-- start EXERCISE DATA --

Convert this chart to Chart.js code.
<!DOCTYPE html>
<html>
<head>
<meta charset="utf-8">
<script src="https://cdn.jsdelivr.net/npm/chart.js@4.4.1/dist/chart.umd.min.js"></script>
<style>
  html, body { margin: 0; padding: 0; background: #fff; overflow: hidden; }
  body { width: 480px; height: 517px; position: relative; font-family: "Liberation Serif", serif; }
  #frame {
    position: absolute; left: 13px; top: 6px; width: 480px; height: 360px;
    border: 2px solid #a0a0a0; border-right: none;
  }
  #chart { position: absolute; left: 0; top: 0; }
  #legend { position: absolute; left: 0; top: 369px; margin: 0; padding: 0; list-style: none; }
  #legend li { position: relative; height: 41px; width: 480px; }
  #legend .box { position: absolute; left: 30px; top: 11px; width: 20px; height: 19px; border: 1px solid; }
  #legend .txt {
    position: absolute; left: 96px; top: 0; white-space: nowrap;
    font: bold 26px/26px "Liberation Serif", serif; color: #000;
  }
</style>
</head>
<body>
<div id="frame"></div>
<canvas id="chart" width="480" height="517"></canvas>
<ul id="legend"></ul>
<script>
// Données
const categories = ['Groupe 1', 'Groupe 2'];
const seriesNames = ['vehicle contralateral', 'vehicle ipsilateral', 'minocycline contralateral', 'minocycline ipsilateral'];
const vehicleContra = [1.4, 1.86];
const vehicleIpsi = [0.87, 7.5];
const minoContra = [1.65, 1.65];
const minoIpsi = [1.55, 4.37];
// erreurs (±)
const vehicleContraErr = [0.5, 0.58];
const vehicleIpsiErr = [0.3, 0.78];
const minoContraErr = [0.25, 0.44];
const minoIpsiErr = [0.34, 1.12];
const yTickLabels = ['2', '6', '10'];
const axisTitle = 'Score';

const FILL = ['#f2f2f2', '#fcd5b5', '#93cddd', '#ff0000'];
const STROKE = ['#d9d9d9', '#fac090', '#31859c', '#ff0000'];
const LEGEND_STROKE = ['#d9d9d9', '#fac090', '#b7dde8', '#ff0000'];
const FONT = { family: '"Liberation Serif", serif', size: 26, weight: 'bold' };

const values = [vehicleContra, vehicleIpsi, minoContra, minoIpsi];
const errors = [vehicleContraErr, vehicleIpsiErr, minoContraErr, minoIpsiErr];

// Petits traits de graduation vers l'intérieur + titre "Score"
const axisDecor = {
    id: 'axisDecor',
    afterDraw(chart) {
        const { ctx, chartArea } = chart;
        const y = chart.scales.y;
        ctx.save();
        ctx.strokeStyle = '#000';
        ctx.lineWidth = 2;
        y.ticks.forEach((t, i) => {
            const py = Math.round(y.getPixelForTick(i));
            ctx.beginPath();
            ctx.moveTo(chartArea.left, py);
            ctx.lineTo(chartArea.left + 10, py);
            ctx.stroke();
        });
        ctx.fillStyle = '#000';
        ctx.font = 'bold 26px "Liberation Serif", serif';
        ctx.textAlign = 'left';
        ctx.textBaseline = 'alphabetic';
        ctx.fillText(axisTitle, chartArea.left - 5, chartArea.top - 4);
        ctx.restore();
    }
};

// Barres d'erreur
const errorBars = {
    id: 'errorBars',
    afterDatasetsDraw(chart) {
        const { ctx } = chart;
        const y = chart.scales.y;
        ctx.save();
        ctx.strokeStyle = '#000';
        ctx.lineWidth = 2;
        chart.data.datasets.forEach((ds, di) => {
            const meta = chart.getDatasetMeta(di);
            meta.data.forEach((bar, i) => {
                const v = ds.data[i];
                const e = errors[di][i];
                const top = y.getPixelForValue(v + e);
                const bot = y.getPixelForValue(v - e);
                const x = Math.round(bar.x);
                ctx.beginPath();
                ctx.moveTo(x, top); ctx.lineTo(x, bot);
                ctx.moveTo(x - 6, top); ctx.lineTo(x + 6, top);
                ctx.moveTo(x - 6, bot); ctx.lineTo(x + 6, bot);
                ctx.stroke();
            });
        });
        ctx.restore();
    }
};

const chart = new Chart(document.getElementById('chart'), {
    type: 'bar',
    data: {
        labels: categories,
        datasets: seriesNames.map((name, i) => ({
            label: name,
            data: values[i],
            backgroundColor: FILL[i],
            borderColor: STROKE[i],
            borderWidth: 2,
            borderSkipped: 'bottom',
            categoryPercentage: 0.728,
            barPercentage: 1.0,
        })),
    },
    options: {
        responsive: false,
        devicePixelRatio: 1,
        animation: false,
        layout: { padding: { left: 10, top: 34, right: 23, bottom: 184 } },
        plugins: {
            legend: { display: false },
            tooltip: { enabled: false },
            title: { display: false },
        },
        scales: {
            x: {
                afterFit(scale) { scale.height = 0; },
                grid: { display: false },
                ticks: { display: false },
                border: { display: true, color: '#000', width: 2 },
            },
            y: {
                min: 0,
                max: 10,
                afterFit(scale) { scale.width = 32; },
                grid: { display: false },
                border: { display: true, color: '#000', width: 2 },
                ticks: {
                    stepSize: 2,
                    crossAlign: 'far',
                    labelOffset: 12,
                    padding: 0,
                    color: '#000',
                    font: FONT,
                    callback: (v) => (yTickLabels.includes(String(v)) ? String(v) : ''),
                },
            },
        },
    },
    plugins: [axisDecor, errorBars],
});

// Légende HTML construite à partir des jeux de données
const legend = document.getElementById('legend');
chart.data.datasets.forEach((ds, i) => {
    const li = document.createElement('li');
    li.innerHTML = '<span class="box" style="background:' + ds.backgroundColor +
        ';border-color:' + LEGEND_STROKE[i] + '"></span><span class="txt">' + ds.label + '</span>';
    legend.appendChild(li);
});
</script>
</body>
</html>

-- end EXERCISE DATA --
-- start EXERCISE DATA --

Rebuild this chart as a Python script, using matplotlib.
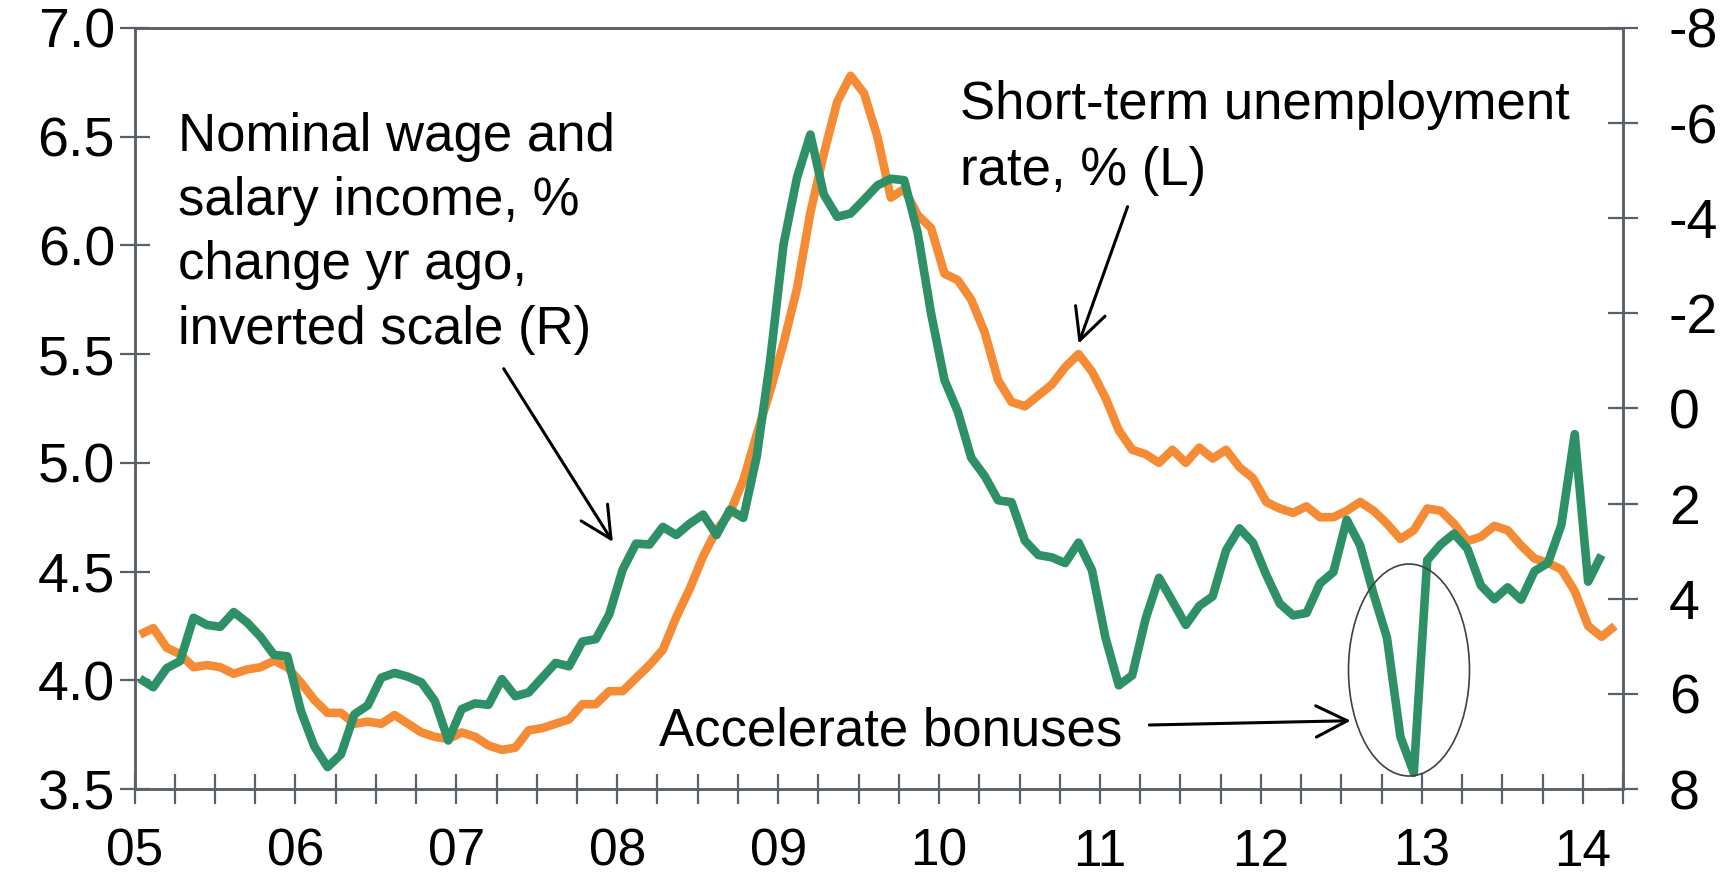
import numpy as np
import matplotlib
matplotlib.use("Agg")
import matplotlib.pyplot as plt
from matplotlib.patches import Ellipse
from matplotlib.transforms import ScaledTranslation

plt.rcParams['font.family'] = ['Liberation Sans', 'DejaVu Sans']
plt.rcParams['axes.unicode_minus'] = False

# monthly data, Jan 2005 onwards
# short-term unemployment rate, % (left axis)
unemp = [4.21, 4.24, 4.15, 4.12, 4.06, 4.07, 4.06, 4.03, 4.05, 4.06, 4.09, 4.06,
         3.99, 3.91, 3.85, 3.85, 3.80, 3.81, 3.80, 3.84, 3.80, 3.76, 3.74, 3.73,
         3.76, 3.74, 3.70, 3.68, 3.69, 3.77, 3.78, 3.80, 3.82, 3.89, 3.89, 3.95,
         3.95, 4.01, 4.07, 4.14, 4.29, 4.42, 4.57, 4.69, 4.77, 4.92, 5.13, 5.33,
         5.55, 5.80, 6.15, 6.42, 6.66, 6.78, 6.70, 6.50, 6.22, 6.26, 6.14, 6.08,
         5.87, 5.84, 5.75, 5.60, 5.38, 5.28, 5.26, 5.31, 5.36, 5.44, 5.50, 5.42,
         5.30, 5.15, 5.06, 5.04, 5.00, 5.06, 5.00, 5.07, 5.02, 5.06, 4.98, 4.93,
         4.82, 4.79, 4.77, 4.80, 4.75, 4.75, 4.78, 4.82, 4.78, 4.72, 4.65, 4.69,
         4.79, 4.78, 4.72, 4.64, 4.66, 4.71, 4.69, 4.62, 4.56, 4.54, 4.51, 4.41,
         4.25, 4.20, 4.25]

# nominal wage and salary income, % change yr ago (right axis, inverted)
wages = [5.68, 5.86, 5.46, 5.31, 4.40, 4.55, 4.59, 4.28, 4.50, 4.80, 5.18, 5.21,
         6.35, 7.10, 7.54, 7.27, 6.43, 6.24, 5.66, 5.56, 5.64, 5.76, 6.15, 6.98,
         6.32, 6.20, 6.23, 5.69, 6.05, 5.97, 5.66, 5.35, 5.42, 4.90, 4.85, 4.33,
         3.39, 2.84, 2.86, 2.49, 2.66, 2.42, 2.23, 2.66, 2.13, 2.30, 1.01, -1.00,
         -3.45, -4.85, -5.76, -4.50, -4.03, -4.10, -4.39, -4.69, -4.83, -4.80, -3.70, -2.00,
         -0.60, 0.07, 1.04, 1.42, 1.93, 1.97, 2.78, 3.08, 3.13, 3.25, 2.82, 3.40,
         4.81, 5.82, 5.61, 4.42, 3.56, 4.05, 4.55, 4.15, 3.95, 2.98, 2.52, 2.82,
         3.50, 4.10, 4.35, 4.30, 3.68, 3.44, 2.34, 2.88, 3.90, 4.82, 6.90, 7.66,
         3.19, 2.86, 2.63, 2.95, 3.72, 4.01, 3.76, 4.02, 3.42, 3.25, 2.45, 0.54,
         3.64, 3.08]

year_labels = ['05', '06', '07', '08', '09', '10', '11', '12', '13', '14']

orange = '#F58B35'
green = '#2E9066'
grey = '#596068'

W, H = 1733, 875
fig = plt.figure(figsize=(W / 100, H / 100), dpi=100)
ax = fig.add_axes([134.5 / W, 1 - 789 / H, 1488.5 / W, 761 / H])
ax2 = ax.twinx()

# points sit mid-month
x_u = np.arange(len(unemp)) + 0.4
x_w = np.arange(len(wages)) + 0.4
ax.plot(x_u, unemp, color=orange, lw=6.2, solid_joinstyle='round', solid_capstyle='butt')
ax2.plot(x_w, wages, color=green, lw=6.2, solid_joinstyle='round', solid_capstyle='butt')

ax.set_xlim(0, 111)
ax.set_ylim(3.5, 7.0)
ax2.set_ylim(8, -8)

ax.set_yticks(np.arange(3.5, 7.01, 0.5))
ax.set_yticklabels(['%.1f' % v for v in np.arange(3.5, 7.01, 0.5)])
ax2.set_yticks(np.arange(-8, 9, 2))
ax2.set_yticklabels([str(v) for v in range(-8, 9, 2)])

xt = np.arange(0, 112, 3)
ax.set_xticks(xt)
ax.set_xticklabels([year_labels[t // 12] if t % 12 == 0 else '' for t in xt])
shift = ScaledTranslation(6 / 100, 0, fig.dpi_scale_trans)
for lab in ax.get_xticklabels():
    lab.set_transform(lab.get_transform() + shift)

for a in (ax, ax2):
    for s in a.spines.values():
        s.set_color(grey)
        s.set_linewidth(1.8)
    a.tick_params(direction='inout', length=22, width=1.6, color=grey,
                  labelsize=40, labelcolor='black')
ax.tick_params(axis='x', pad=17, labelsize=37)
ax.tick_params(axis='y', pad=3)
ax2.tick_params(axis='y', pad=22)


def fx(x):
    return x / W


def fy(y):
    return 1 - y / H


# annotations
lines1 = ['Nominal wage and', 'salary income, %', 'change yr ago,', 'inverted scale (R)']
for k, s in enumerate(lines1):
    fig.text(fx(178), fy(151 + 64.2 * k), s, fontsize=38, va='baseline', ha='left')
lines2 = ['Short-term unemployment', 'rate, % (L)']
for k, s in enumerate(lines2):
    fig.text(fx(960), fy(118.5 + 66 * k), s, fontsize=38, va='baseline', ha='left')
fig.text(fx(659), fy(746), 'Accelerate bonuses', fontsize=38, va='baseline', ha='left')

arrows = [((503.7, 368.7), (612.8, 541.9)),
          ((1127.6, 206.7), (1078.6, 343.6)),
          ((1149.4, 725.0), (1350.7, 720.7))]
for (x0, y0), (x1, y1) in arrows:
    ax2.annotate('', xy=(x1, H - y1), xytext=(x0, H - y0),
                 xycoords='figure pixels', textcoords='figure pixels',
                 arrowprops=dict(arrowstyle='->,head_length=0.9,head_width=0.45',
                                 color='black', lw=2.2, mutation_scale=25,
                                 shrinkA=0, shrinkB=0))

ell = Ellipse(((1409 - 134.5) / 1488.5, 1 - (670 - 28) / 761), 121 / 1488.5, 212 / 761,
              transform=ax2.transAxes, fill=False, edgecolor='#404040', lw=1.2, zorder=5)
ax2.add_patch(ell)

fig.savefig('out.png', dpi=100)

-- end EXERCISE DATA --

EXERCISE REQUIREMENTS - From the records above, copy out the line with "Convert this chart to Chart.js code.", the line with "26, weight: 'bold'", and every line between them, word for word.

THE ANSWER -
Convert this chart to Chart.js code.
<!DOCTYPE html>
<html>
<head>
<meta charset="utf-8">
<script src="https://cdn.jsdelivr.net/npm/chart.js@4.4.1/dist/chart.umd.min.js"></script>
<style>
  html, body { margin: 0; padding: 0; background: #fff; overflow: hidden; }
  body { width: 480px; height: 517px; position: relative; font-family: "Liberation Serif", serif; }
  #frame {
    position: absolute; left: 13px; top: 6px; width: 480px; height: 360px;
    border: 2px solid #a0a0a0; border-right: none;
  }
  #chart { position: absolute; left: 0; top: 0; }
  #legend { position: absolute; left: 0; top: 369px; margin: 0; padding: 0; list-style: none; }
  #legend li { position: relative; height: 41px; width: 480px; }
  #legend .box { position: absolute; left: 30px; top: 11px; width: 20px; height: 19px; border: 1px solid; }
  #legend .txt {
    position: absolute; left: 96px; top: 0; white-space: nowrap;
    font: bold 26px/26px "Liberation Serif", serif; color: #000;
  }
</style>
</head>
<body>
<div id="frame"></div>
<canvas id="chart" width="480" height="517"></canvas>
<ul id="legend"></ul>
<script>
// Données
const categories = ['Groupe 1', 'Groupe 2'];
const seriesNames = ['vehicle contralateral', 'vehicle ipsilateral', 'minocycline contralateral', 'minocycline ipsilateral'];
const vehicleContra = [1.4, 1.86];
const vehicleIpsi = [0.87, 7.5];
const minoContra = [1.65, 1.65];
const minoIpsi = [1.55, 4.37];
// erreurs (±)
const vehicleContraErr = [0.5, 0.58];
const vehicleIpsiErr = [0.3, 0.78];
const minoContraErr = [0.25, 0.44];
const minoIpsiErr = [0.34, 1.12];
const yTickLabels = ['2', '6', '10'];
const axisTitle = 'Score';

const FILL = ['#f2f2f2', '#fcd5b5', '#93cddd', '#ff0000'];
const STROKE = ['#d9d9d9', '#fac090', '#31859c', '#ff0000'];
const LEGEND_STROKE = ['#d9d9d9', '#fac090', '#b7dde8', '#ff0000'];
const FONT = { family: '"Liberation Serif", serif', size: 26, weight: 'bold' };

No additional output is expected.